The 1960s are looming on the horizon, and the times they are a-changin'. While Fonzie frets over his shifting status as the cool cat leader of the malt shop/sock hop brigade, Mrs. Cunningham sees her avocado seed sprouting and fantasizes about another life, one beyond the borders of being a happy homemaker. (Her matrimonial tap routine with Lori Beth is another of the show's highlights.)

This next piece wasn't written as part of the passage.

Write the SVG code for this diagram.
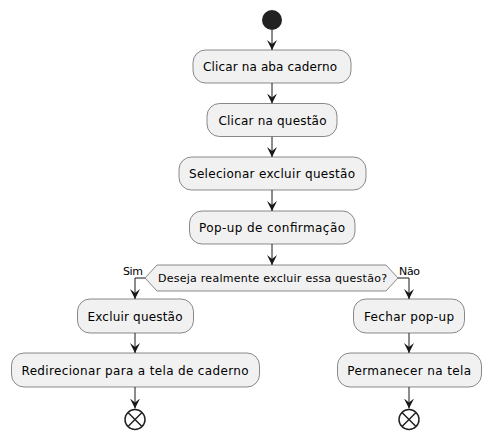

Most of the cast is strong; Arnold is played by Ernie Sabella, Mr. Cunningham by Wayne Duvall, Mrs. Cunningham by the delightful Cynthia Ferrer. Yet for all of the top-notch talent and resources attached to this production, Happy Days never really kicks into gear. It tends to sputter along, although Randy Skinner's lively choreography throws off some sparks. Williams's mostly milky white score is enlivened by a few notable numbers, such as "Opportunity Knocks" (in which Fonzie offers words of wisdom and encouragement to Richie and the gang during their college placement exams) and the duet "What I Dreamed Last Night" (in which Marion and Joanie, played by the irrepressible Christine Lakin, contemplate the future.)
Although Marshall has an undeniable talent for TV comedy, this show is a hit-and-miss adventure that proves he sometimes doesn't know when to stop. For example, Vogt's ridiculous riff on tapioca pudding at the top of Act II sends the show spinning into stand-up comedy land for way too long. (The fact that the routine elicits a few laughs from the audience should not be interpreted as a sign of approval.) Another of the show's problems lies in the casting of McIntyre, who's too young and lacks the charisma to properly play Fonzie. In his program bio, the actor thanks series star Henry Winkler for showing him how to play it cool, but this is something that really cannot be taught.
Eventually, the show gets around to the all-too-predictable, no surprises happy ending -- capped, of course, by the bouncy theme song of the TV series. After all, familiarity is the main reason why this musical came to be.